The court denied the motion insofar as claimants alleged that the
safety plan developed by the DOT was not implemented in a timely
manner, determining that it was unable to conclude as a matter of law
that the delay in installing the three-color signal was “reasonable
and justified.” The sole issue before us on this appeal by claimants
is whether the court erred in granting that part of the motion with
respect to defendant’s decision-making process. We affirm.
“Under [the] doctrine of qualified immunity, a governmental body
may be held liable when its study of a traffic condition is plainly
inadequate or there is no reasonable basis for its traffic plan”
(Friedman v State of New York, 67 NY2d 271, 284; see Weiss v Fote, 7
NY2d 579, 589, rearg denied 8 NY2d 934).
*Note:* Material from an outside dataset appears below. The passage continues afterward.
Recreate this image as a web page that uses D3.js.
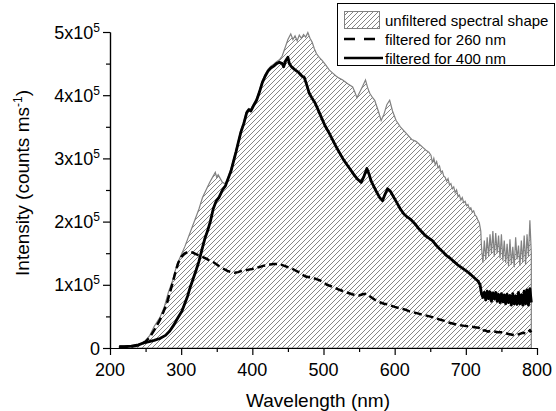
<!DOCTYPE html>
<html>
<head>
<meta charset="utf-8">
<script src="https://cdn.jsdelivr.net/npm/d3@7"></script>
<style>
  body { margin: 0; background: #fff; }
  svg { font-family: "Liberation Sans", Arial, sans-serif; }
</style>
</head>
<body>
<div id="chart-container"></div>
<script>
	var width = 556;
	var height = 411;

	// intensity in units of 1e5 counts per ms, wavelength in nm
	var unfiltered = [
		[213,0.02],[230,0.03],[240,0.05],[250,0.12],[256,0.2],[262,0.34],[270,0.48],[276,0.64],[282,0.88],[288,1.07],[294,1.32],[300,1.47],
		[305,1.6],[310,1.75],[315,1.9],[320,2.05],[325,2.2],[330,2.38],[335,2.5],[340,2.62],[345,2.72],[348,2.78],[350,2.7],[352,2.74],
		[355,2.68],[358,2.62],[362,2.6],[366,2.71],[370,2.83],[373,2.96],[377,3.13],[380,3.27],[384,3.45],[388,3.58],[392,3.75],[395,3.79],
		[398,3.78],[401,3.85],[406,3.95],[410,4.08],[414,4.23],[418,4.33],[422,4.41],[426,4.46],[430,4.49],[434,4.53],[438,4.56],[442,4.62],
		[446,4.75],[450,4.88],[454,4.97],[457,4.88],[460,4.94],[463,4.86],[466,4.95],[469,4.9],[472,4.96],[475,4.92],[478,4.99],[481,4.9],
		[484,4.84],[487,4.74],[490,4.66],[494,4.6],[498,4.55],[503,4.48],[508,4.4],[513,4.35],[518,4.3],[522,4.27],[527,4.24],[534,4.18],
		[541,4.13],[544,4.05],[547,3.96],[551,4.05],[555,4.14],[559,4.24],[562,4.12],[565,4.03],[569,3.96],[572,3.92],[577,3.75],[581,3.6],
		[585,3.7],[589,3.85],[593,3.92],[597,3.75],[602,3.6],[608,3.5],[616,3.4],[624,3.3],[630,3.27],[635,3.22],[640,3.17],[644,3.13],
		[648,3.1],[651,3.05],[653,2.93],[655,3.0],[657,2.9],[659,2.95],[661,2.85],[663,2.88],[665,2.78],[667,2.8],[669,2.72],[671,2.7],
		[673,2.64],[675,2.68],[677,2.58],[679,2.6],[681,2.52],[683,2.55],[685,2.46],[687,2.5],[689,2.4],[691,2.42],[693,2.34],[695,2.38],
		[697,2.3],[699,2.32],[701,2.25],[703,2.27],[705,2.2],[707,2.22],[709,2.15],[711,2.17],[713,2.1],[715,2.08],[717,2.02],[719,1.98],
		[721,1.85],[722,1.6],[724,1.35],[726,1.7],[728,1.4],[730,1.75],[732,1.45],[734,1.8],[736,1.5],[738,1.85],[740,1.45],[742,1.82],
		[744,1.5],[746,1.78],[748,1.42],[750,1.8],[752,1.38],[754,1.7],[756,1.35],[758,1.65],[760,1.3],[762,1.72],[764,1.32],[766,1.6],
		[768,1.28],[770,1.75],[772,1.4],[774,1.62],[776,1.3],[778,1.7],[780,1.36],[782,1.78],[784,1.32],[786,1.8],[788,1.45],[790,2.02],[792,1.5]
	];

	var filtered260 = [
		[213,0.02],[225,0.02],[235,0.03],[242,0.05],[249,0.09],[256,0.17],[263,0.3],[270,0.44],[275,0.57],[280,0.71],[284,0.87],[288,1.03],
		[292,1.2],[296,1.35],[300,1.44],[304,1.49],[308,1.51],[312,1.52],[316,1.51],[320,1.49],[324,1.47],[328,1.46],[332,1.43],[336,1.41],
		[340,1.38],[345,1.36],[350,1.32],[355,1.28],[360,1.25],[365,1.22],[370,1.2],[375,1.19],[380,1.2],[385,1.22],[390,1.23],[395,1.24],
		[400,1.25],[405,1.27],[410,1.28],[415,1.3],[420,1.31],[425,1.32],[430,1.33],[435,1.33],[440,1.32],[445,1.3],[450,1.28],[455,1.26],
		[460,1.23],[465,1.2],[470,1.16],[475,1.13],[480,1.12],[485,1.11],[490,1.09],[495,1.07],[500,1.04],[505,1.0],[510,0.98],[515,0.96],
		[520,0.93],[525,0.91],[530,0.89],[535,0.87],[540,0.85],[545,0.84],[550,0.83],[555,0.85],[560,0.86],[565,0.82],[570,0.78],[575,0.74],
		[580,0.72],[585,0.7],[590,0.69],[595,0.67],[600,0.65],[607,0.63],[614,0.61],[621,0.58],[628,0.56],[635,0.54],[642,0.52],[649,0.5],
		[656,0.48],[663,0.45],[670,0.43],[677,0.4],[684,0.38],[691,0.36],[698,0.35],[705,0.34],[712,0.33],[718,0.32],[721,0.3],[723,0.27],
		[727,0.28],[731,0.26],[735,0.27],[740,0.26],[745,0.25],[750,0.25],[755,0.24],[760,0.22],[765,0.21],[770,0.2],[775,0.22],[780,0.24],
		[785,0.23],[790,0.28],[792,0.25]
	];

	var filtered400 = [
		[213,0.02],[220,0.02],[230,0.03],[240,0.05],[247,0.08],[255,0.1],[262,0.12],[270,0.15],[278,0.2],[284,0.27],[290,0.37],[295,0.47],
		[301,0.58],[305,0.7],[309,0.82],[313,0.97],[317,1.1],[321,1.23],[325,1.37],[329,1.55],[333,1.72],[337,1.85],[341,2.0],[345,2.2],
		[349,2.32],[353,2.38],[356,2.45],[358,2.5],[362,2.56],[366,2.68],[370,2.8],[373,2.93],[377,3.1],[380,3.24],[384,3.42],[388,3.55],
		[392,3.72],[395,3.77],[398,3.75],[401,3.82],[406,3.92],[410,4.05],[414,4.2],[418,4.3],[422,4.38],[426,4.43],[430,4.46],[434,4.5],
		[438,4.52],[442,4.5],[444,4.45],[447,4.55],[450,4.6],[452,4.5],[455,4.45],[460,4.4],[465,4.36],[470,4.3],[473,4.28],[476,4.18],
		[480,4.03],[484,3.95],[488,3.88],[492,3.78],[497,3.65],[502,3.52],[508,3.4],[513,3.29],[518,3.18],[523,3.08],[528,2.98],[533,2.9],
		[538,2.82],[543,2.74],[548,2.67],[553,2.62],[557,2.72],[561,2.84],[564,2.75],[567,2.64],[571,2.55],[575,2.46],[579,2.38],[583,2.33],
		[586,2.42],[590,2.52],[594,2.48],[598,2.4],[603,2.3],[608,2.2],[613,2.12],[618,2.07],[623,2.03],[628,1.97],[633,1.9],[638,1.84],
		[643,1.78],[648,1.74],[653,1.7],[658,1.63],[663,1.57],[668,1.52],[673,1.46],[678,1.42],[683,1.37],[688,1.32],[693,1.28],[698,1.24],
		[703,1.2],[708,1.15],[713,1.1],[717,1.06],[720,1.0],[722,0.86],[724,0.8],[726,0.88],[728,0.76],[730,0.9],[732,0.78],[734,0.89],
		[736,0.74],[738,0.87],[740,0.78],[742,0.88],[744,0.74],[746,0.85],[748,0.72],[750,0.86],[752,0.73],[754,0.84],[756,0.7],[758,0.85],
		[760,0.72],[762,0.83],[764,0.68],[766,0.86],[768,0.7],[770,0.82],[772,0.69],[774,0.88],[776,0.7],[778,0.84],[780,0.68],[782,0.9],
		[784,0.7],[786,0.92],[788,0.68],[790,0.94],[792,0.72]
	];

	var xTicks = [200, 300, 400, 500, 600, 700, 800];
	var xMinorTicks = [250, 350, 450, 550, 650, 750];
	var yTicks = [0, 1, 2, 3, 4, 5];
	var yMinorTicks = [0.5, 1.5, 2.5, 3.5, 4.5];
	var legendLabels = ["unfiltered spectral shape", "filtered for 260 nm", "filtered for 400 nm"];

	var svg = d3
	.select("#chart-container")
	.append("svg")
	.attr("width", width)
	.attr("height", height);

	// hatch pattern for the area
	svg.append("defs")
	.append("pattern")
	.attr("id", "hatch")
	.attr("patternUnits", "userSpaceOnUse")
	.attr("width", 5)
	.attr("height", 5)
	.append("path")
	.attr("d", "M-1,1 L1,-1 M0,5 L5,0 M4,6 L6,4")
	.attr("stroke", "#858585")
	.attr("stroke-width", 1);

	var xScale = d3.scaleLinear().domain([200, 800]).range([110, 537]);
	var yScale = d3.scaleLinear().domain([0, 5]).range([348, 32]);

	var area = d3.area()
	.x(function(d){ return xScale(d[0]) })
	.y0(yScale(0))
	.y1(function(d){ return yScale(d[1]) });

	var line = d3.line()
	.x(function(d){ return xScale(d[0]) })
	.y(function(d){ return yScale(d[1]) });

	svg.append("path")
	.datum(unfiltered)
	.attr("d", area)
	.attr("fill", "url(#hatch)")
	.attr("stroke", "#828282")
	.attr("stroke-width", 1.2);

	svg.append("path")
	.datum(filtered260)
	.attr("d", line)
	.attr("fill", "none")
	.attr("stroke", "#000")
	.attr("stroke-width", 2.5)
	.attr("stroke-dasharray", "8,4");

	svg.append("path")
	.datum(filtered400)
	.attr("d", line)
	.attr("fill", "none")
	.attr("stroke", "#000")
	.attr("stroke-width", 2.8)
	.attr("stroke-linejoin", "round");

	// axes
	var xAxis = d3.axisBottom(xScale).tickValues(xTicks).tickSize(7).tickSizeOuter(0).tickFormat("");
	var xMinor = d3.axisBottom(xScale).tickValues(xMinorTicks).tickSize(4).tickSizeOuter(0).tickFormat("");
	var yAxis = d3.axisLeft(yScale).tickValues(yTicks).tickSize(7).tickSizeOuter(0).tickFormat("");
	var yMinor = d3.axisLeft(yScale).tickValues(yMinorTicks).tickSize(4).tickSizeOuter(0).tickFormat("");

	svg.append("g").attr("transform", "translate(0," + yScale(0) + ")").call(xAxis);
	svg.append("g").attr("transform", "translate(0," + yScale(0) + ")").call(xMinor);
	svg.append("g").attr("transform", "translate(" + xScale(200) + ",0)").call(yAxis);
	svg.append("g").attr("transform", "translate(" + xScale(200) + ",0)").call(yMinor);

	svg.selectAll(".domain, .tick line").attr("stroke", "#000").attr("stroke-width", 1.2);

	// tick labels
	svg.append("g")
	.selectAll("text")
	.data(xTicks)
	.enter()
	.append("text")
	.attr("x", function(d){ return xScale(d) })
	.attr("y", 376)
	.attr("text-anchor", "middle")
	.attr("font-size", 18)
	.text(function(d){ return d });

	var yLabels = svg.append("g")
	.selectAll("text")
	.data(yTicks)
	.enter()
	.append("text")
	.attr("x", 100)
	.attr("y", function(d){ return yScale(d) + 6.5 })
	.attr("text-anchor", "end")
	.attr("font-size", 18);

	yLabels.append("tspan")
	.text(function(d){ return d === 0 ? "0" : d + "x10" });

	yLabels.filter(function(d){ return d !== 0 })
	.append("tspan")
	.attr("dy", -7)
	.attr("font-size", 12)
	.text("5");

	// axis titles
	svg.append("text")
	.attr("x", 318)
	.attr("y", 407)
	.attr("text-anchor", "middle")
	.attr("font-size", 19)
	.text("Wavelength (nm)");

	var yTitle = svg.append("text")
	.attr("transform", "translate(29,183) rotate(-90)")
	.attr("text-anchor", "middle")
	.attr("font-size", 19);
	yTitle.append("tspan").text("Intensity (counts ms");
	yTitle.append("tspan").attr("dy", -7).attr("font-size", 12).text("-1");
	yTitle.append("tspan").attr("dy", 7).text(")");

	// legend
	var legend = svg.append("g").attr("class", "legend");

	legend.append("rect")
	.attr("x", 337.5)
	.attr("y", 3.5)
	.attr("width", 217)
	.attr("height", 62)
	.attr("fill", "#fff")
	.attr("stroke", "#000")
	.attr("stroke-width", 1);

	legend.append("rect")
	.attr("x", 344.5)
	.attr("y", 11.5)
	.attr("width", 35)
	.attr("height", 17)
	.attr("fill", "url(#hatch)")
	.attr("stroke", "#828282");

	legend.append("line")
	.attr("x1", 344).attr("x2", 380)
	.attr("y1", 39).attr("y2", 39)
	.attr("stroke", "#000")
	.attr("stroke-width", 2.5)
	.attr("stroke-dasharray", "11,9");

	legend.append("line")
	.attr("x1", 344).attr("x2", 383)
	.attr("y1", 58).attr("y2", 58)
	.attr("stroke", "#000")
	.attr("stroke-width", 2.5);

	legend.selectAll(".lbl")
	.data(legendLabels)
	.enter()
	.append("text")
	.attr("class", "lbl")
	.attr("x", 385)
	.attr("y", function(d, i){ return 26 + i * 19 })
	.attr("font-size", 15)
	.text(function(d){ return d });
</script>
</body>
</html>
Contrary to claimants’
contention, defendant met its initial burden by establishing that it
conducted a total of five traffic studies of the intersection before
the May 2009 accident, and claimants failed to raise a triable issue
of fact. It is well established that “something more than a mere
choice between conflicting opinions of experts” is required to raise
an issue of fact with respect to defendant’s liability for its traffic
planning decisions (Weiss, 7 NY2d at 588). We reject claimants’
contention that defendant’s failure to conduct a study of the
intersection in 2002 demonstrates that defendant did not adequately
study the intersection. Defendant established that it completed
studies of the intersection in 1998, 2000, 2005, 2007, and 2009, all
prior to the subject accident. Additionally, it would be improper to
speculate what such a study in 2002 might have revealed “with the
benefit of hindsight” (Friedman, 67 NY2d at 285-286).
Claimants’ contention that defendant’s 2005 “Highway Safety
Investigation” of the intersection should be discounted because it did
not include a “signal warrant study” and did not consider whether “the
flashing light was adequately performing its intended function” is
improperly raised for the first time on appeal (see Ciesinski v Town
of Aurora, 202 AD2d 984, 985) and, in any event, lacks merit. Even if
we discounted the 2005 study, we would conclude that defendant’s other
studies of the intersection were adequate (see generally Kosoff-Boda v
County of Wayne, 45 AD3d 1337, 1338).
Finally, we reject claimants’ contention that the State’s 2007
study was inadequate and/or lacked a reasonable basis. In our view,
defendant established that the 2007 study was the product of careful
review (see generally Friedman, 67 NY2d at 285-286).